The Two Anthems of Denmark

Every country has one national anthem which it uses to represent itself in official functions and occasions. Denmark, along with New Zealand can be considered unique in the sense that it has two, which it uses either alone or played in succession, when the occasion calls for it. Each one though has its primary use.

“Der er et yndigt land”, translated as “There is a lovely land”is Denmark’s official civil anthem. The lyrics were written by Adam Oehlenschläger with music by Hans Ernst Krøyer. There were at least two other melodies considered for use for the same purpose but failed to gain nationwide adoption. 

From the original 12 verses, singing of the song was eventually limited to include the 1st, 3rd, 5th, and last verses. In common use, the first stanza plus the last three lines of the last stanza are sung. It holds equal status with the other national anthem.

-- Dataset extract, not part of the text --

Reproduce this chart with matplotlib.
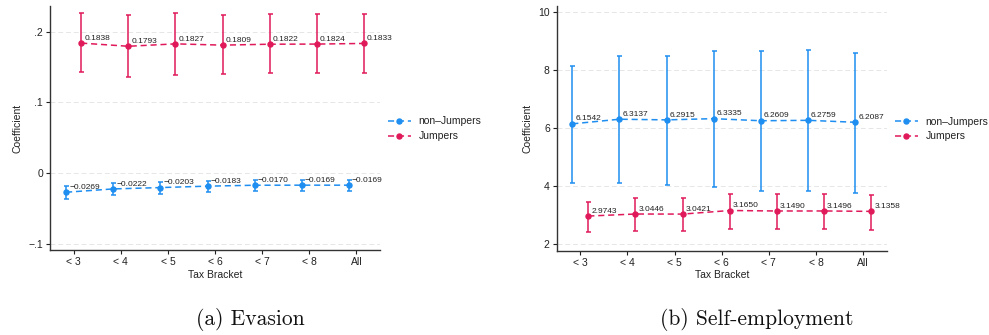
import matplotlib.pyplot as plt
import numpy as np

plt.rcParams['font.family'] = ['Liberation Sans', 'DejaVu Sans']

brackets = ['< 3', '< 4', '< 5', '< 6', '< 7', '< 8', 'All']

# Evasion: point estimates and 95% CI bounds
ev_non = [-0.0269, -0.0222, -0.0203, -0.0183, -0.0170, -0.0169, -0.0169]
ev_non_lo = [-0.0363, -0.0306, -0.0288, -0.0269, -0.0254, -0.0254, -0.0254]
ev_non_hi = [-0.0180, -0.0141, -0.0127, -0.0104, -0.0095, -0.0095, -0.0095]
ev_jmp = [0.1838, 0.1793, 0.1827, 0.1809, 0.1822, 0.1824, 0.1833]
ev_jmp_lo = [0.1427, 0.1356, 0.1393, 0.1398, 0.1412, 0.1412, 0.1417]
ev_jmp_hi = [0.2269, 0.2241, 0.2269, 0.2236, 0.2250, 0.2250, 0.2255]

# Self-employment
se_non = [6.1542, 6.3137, 6.2915, 6.3335, 6.2609, 6.2759, 6.2087]
se_non_lo = [4.11, 4.11, 4.06, 3.99, 3.83, 3.85, 3.78]
se_non_hi = [8.16, 8.48, 8.50, 8.65, 8.67, 8.69, 8.61]
se_jmp = [2.9743, 3.0446, 3.0421, 3.1650, 3.1490, 3.1496, 3.1358]
se_jmp_lo = [2.44, 2.46, 2.46, 2.54, 2.52, 2.52, 2.51]
se_jmp_hi = [3.46, 3.60, 3.60, 3.75, 3.74, 3.74, 3.71]

BLUE = '#1e8ef0'
RED = '#e01a5a'
TXT = '#222222'


def fmt(v):
    s = f'{v:.4f}'
    return s.replace('-', '\u2212')


def draw(ax, series, yticks, ytlabels, ylim):
    x = np.arange(1, len(brackets) + 1)
    for (est, lo, hi, col, name, off) in series:
        est = np.array(est)
        err = [est - np.array(lo), np.array(hi) - est]
        xs = x + off
        ax.errorbar(xs, est, yerr=err, fmt='none', ecolor=col, elinewidth=1.1,
                    capsize=1.8, capthick=1.1, zorder=3)
        ax.plot(xs, est, color=col, ls=(0, (4, 2.5)), lw=1.1, marker='o',
                ms=3.6, label=name, zorder=4)
        for xi, yi in zip(xs, est):
            ax.annotate(fmt(yi), (xi, yi), xytext=(2.2, 3.5), textcoords='offset points',
                        ha='left', va='center', fontsize=6, color=TXT, zorder=5)
    ax.set_xlim(0.5, 7.5)
    ax.set_ylim(*ylim)
    ax.set_xticks(x)
    ax.set_xticklabels(brackets)
    ax.set_yticks(yticks)
    ax.set_yticklabels(ytlabels)
    ax.set_xlabel('Tax Bracket', fontsize=7.5, color=TXT, labelpad=2)
    ax.set_ylabel('Coefficient', fontsize=7.5, color=TXT, labelpad=4)
    ax.tick_params(labelsize=7.5, colors=TXT, length=3, width=0.8, pad=2)
    for yt in yticks:
        ax.axhline(yt, color='#e6e6e6', lw=0.7, ls=(0, (5, 3)), zorder=1)
    for side in ('top', 'right'):
        ax.spines[side].set_visible(False)
    for side in ('left', 'bottom'):
        ax.spines[side].set_color('#333333')
        ax.spines[side].set_linewidth(1.0)
    handles, labels = ax.get_legend_handles_labels()
    order = [labels.index('non\u2013Jumpers'), labels.index('Jumpers')]
    ax.legend([handles[i] for i in order], [labels[i] for i in order],
              loc='center left', bbox_to_anchor=(1.024, 0.497), frameon=False,
              fontsize=7.5, handlelength=2.2, handletextpad=0.75, labelspacing=0.45,
              borderpad=0, borderaxespad=0, labelcolor=TXT)


fig = plt.figure(figsize=(9.89, 3.35), dpi=100)
ax1 = fig.add_axes([0.0506, 0.2537, 0.3337, 0.728])
ax2 = fig.add_axes([0.5629, 0.2517, 0.3337, 0.7305])

draw(ax1,
     [(ev_jmp, ev_jmp_lo, ev_jmp_hi, RED, 'Jumpers', 0.16),
      (ev_non, ev_non_lo, ev_non_hi, BLUE, 'non\u2013Jumpers', -0.16)],
     [-0.1, 0, 0.1, 0.2], ['\u2212.1', '0', '.1', '.2'], (-0.1085, 0.236))
draw(ax2,
     [(se_non, se_non_lo, se_non_hi, BLUE, 'non\u2013Jumpers', -0.17),
      (se_jmp, se_jmp_lo, se_jmp_hi, RED, 'Jumpers', 0.17)],
     [2, 4, 6, 8, 10], ['2', '4', '6', '8', '10'], (1.78, 10.22))

fig.text(0.253, 0.045, '(a) Evasion', family='cmr10', fontsize=15.5,
         ha='center', va='center', color='#111111')
fig.text(0.765, 0.045, '(b) Self-employment', family='cmr10', fontsize=15.5,
         ha='center', va='center', color='#111111')

fig.savefig('out.png', dpi=100)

“Kong Christian stod ved hojen mast”which translates to “King Christian stood by the lofty mast”is traditionally used for royal and military functions. It speaks about the heroics of Danish sailors during war in the 17th and 18th centuries. This is sung without fail during New Year’s Eve at midnight. It is known to be one of the oldest national anthems existing today.

The Royal anthem is expected to be played only when royalty is present. In the absence of royalty, the playing of the civil anthem is considered sufficient. Outside of Denmark, the royal anthem usually suffices.